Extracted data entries
============
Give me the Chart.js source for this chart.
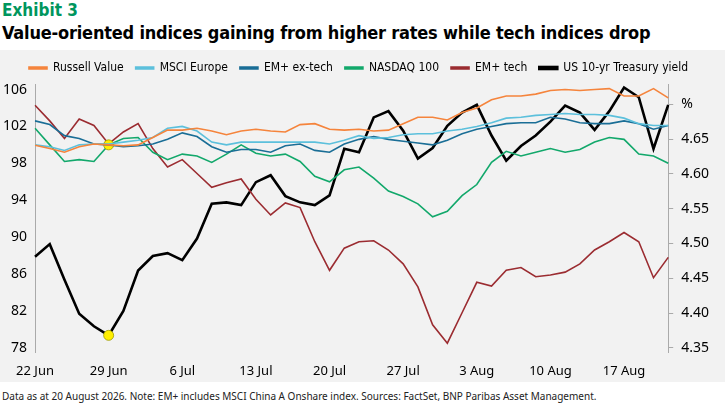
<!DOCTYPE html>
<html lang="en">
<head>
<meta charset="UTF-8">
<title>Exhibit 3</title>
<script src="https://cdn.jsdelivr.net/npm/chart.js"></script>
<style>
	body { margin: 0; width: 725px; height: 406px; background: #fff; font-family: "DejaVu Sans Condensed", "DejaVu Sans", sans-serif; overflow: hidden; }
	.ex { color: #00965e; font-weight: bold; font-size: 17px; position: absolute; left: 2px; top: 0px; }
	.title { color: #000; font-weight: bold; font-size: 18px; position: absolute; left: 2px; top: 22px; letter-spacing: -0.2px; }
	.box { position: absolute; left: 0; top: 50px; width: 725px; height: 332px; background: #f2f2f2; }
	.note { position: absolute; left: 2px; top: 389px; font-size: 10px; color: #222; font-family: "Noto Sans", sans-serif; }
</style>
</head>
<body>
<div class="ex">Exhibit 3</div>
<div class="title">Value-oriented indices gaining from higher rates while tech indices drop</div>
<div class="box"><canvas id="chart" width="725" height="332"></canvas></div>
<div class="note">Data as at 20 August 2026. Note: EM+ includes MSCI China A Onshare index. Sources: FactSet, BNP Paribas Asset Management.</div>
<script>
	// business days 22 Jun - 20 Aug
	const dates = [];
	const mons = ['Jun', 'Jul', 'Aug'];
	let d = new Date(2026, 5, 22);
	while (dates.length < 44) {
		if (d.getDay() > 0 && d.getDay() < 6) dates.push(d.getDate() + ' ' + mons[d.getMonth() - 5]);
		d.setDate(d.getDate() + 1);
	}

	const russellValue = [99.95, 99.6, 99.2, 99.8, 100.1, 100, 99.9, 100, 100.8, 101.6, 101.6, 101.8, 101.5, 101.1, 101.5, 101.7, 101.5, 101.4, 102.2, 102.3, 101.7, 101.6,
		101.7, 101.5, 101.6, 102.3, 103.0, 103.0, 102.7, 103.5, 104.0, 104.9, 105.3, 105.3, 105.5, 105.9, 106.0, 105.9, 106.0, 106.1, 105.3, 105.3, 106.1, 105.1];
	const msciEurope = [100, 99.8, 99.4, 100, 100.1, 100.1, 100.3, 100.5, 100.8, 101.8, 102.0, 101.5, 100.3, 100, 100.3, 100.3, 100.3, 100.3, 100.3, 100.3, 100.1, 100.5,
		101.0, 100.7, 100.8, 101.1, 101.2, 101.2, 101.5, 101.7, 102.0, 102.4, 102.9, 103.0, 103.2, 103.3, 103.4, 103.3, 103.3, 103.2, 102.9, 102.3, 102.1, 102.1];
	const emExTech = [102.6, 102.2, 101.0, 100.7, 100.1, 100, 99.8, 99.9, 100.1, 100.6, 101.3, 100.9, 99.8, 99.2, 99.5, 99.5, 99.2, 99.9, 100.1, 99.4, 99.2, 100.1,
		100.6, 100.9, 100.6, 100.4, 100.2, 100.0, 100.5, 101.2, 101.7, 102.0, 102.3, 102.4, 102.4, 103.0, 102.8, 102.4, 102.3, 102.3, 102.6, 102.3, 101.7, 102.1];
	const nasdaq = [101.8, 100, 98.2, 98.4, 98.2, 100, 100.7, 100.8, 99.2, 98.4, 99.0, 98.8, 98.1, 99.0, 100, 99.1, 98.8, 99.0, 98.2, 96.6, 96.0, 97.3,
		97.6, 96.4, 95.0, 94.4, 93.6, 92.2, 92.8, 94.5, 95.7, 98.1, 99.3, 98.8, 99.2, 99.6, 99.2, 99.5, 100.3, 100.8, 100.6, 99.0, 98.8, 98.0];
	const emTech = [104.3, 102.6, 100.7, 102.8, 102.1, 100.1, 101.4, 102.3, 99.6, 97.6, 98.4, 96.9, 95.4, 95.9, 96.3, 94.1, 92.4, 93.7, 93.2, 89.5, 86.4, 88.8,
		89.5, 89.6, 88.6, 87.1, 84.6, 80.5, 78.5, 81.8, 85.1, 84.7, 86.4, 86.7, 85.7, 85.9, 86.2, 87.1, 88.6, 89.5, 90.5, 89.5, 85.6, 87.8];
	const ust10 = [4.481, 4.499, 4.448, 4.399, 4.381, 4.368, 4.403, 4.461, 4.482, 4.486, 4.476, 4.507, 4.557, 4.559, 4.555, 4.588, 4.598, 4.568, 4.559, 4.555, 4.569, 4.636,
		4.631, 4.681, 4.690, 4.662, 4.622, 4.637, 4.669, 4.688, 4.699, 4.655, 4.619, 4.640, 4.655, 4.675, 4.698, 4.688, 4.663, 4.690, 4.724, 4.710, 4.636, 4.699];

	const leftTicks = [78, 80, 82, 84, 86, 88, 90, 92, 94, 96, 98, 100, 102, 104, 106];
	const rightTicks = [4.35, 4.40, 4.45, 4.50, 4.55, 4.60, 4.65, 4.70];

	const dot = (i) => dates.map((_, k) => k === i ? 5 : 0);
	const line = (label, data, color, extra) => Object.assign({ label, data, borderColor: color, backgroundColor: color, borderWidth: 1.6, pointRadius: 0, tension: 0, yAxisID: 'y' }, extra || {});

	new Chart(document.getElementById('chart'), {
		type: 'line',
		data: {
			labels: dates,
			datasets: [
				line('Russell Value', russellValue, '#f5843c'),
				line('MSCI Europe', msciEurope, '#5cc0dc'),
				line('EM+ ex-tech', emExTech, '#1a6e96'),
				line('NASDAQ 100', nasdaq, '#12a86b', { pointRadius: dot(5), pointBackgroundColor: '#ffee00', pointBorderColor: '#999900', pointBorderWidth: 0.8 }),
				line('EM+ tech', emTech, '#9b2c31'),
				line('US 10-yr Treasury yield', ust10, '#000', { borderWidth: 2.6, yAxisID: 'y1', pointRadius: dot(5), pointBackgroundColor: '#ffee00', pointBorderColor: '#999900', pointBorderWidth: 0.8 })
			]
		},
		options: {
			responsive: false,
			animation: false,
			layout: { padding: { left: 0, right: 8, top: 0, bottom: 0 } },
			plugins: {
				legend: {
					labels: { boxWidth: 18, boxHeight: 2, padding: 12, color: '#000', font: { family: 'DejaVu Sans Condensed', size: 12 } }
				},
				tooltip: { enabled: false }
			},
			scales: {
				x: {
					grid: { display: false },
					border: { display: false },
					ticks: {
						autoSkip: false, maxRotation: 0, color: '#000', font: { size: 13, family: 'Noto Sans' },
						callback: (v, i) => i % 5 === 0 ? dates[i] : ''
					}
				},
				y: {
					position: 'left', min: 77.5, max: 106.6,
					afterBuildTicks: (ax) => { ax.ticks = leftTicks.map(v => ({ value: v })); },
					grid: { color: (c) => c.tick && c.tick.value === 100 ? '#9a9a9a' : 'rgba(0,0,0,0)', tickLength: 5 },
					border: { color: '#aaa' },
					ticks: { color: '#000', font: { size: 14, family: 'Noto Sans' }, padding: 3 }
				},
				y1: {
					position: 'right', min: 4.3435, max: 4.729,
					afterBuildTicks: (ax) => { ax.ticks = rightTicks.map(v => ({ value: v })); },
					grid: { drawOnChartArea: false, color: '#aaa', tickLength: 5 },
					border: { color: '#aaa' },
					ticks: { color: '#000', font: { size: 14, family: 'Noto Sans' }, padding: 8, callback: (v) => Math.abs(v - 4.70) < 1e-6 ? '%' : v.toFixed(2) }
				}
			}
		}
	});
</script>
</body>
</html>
============
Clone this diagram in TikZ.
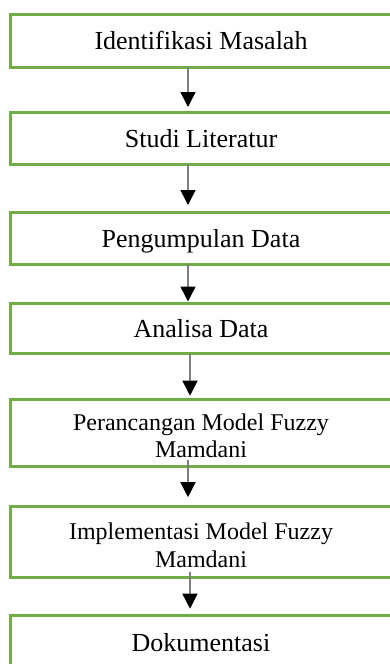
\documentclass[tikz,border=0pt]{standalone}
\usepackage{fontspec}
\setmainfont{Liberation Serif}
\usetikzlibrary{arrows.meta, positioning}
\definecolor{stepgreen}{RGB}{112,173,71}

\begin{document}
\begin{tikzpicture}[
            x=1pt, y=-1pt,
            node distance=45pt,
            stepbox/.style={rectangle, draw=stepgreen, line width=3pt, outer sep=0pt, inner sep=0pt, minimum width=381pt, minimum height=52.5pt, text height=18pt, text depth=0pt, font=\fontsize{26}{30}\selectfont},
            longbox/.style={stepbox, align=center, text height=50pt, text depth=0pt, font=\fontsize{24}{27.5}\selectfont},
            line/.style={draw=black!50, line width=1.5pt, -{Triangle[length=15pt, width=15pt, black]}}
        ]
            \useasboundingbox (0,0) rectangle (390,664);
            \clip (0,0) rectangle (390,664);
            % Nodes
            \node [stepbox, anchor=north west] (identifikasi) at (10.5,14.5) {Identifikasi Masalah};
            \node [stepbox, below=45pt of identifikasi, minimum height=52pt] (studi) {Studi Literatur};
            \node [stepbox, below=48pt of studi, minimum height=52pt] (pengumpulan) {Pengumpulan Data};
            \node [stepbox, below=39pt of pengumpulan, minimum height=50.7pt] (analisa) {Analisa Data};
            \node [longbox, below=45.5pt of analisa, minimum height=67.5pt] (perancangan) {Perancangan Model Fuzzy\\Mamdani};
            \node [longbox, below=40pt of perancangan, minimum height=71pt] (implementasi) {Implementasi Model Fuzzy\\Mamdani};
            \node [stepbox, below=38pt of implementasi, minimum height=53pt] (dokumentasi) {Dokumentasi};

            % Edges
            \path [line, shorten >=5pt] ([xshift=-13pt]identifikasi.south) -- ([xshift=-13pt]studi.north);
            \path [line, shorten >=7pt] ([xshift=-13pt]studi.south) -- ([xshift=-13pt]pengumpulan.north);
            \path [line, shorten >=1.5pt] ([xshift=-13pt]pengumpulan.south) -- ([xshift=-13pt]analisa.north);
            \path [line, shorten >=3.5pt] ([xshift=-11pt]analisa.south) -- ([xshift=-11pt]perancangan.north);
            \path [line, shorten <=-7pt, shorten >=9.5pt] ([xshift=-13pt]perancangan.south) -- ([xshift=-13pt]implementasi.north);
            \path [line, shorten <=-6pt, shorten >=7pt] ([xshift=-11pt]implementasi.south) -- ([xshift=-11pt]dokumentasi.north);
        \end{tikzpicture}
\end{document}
============
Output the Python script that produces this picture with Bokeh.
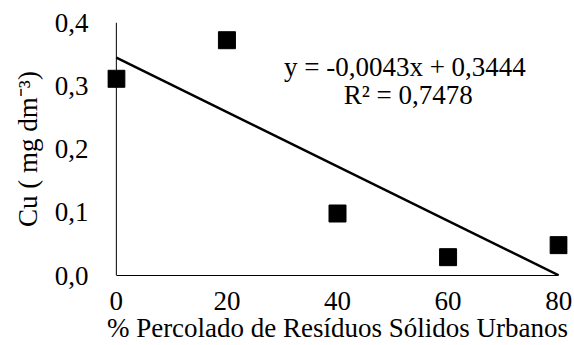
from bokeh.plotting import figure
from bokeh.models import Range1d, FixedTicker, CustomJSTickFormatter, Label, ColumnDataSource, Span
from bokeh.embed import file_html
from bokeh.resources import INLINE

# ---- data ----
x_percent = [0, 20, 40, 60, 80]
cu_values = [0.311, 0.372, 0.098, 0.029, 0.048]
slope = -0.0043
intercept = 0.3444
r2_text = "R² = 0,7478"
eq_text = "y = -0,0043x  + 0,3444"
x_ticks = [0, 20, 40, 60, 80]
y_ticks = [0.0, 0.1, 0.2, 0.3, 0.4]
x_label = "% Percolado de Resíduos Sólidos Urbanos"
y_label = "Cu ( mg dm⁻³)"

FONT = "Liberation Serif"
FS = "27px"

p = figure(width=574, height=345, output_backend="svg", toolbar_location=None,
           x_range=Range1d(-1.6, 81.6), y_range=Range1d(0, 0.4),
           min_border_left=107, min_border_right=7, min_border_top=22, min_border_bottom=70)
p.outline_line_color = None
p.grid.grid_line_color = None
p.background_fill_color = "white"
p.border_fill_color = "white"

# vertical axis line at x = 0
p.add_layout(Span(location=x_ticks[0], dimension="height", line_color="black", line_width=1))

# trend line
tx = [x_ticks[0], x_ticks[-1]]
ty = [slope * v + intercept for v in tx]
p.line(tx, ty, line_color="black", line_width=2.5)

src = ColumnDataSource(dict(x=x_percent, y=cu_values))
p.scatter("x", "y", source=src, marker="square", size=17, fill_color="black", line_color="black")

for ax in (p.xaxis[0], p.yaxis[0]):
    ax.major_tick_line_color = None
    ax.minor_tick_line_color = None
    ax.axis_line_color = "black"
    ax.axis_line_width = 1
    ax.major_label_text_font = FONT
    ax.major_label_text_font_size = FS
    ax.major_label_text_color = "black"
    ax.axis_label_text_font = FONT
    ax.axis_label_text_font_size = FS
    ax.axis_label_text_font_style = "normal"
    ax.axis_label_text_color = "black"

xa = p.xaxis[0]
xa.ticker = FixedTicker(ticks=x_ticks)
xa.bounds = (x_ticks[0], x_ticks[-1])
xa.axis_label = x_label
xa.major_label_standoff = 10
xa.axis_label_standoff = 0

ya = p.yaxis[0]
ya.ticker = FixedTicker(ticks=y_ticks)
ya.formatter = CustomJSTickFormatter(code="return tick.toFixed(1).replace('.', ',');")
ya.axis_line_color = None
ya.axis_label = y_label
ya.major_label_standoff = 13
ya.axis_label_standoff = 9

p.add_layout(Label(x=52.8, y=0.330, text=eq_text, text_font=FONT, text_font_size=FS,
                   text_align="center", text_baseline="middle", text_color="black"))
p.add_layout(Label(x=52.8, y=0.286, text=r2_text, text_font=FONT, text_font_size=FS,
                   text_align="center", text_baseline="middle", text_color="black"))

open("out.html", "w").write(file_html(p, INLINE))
============
▶ **Work instructions**
From the data above, work out how many lines hold "script". Answer with the number alone.

▶ **Finished task**
4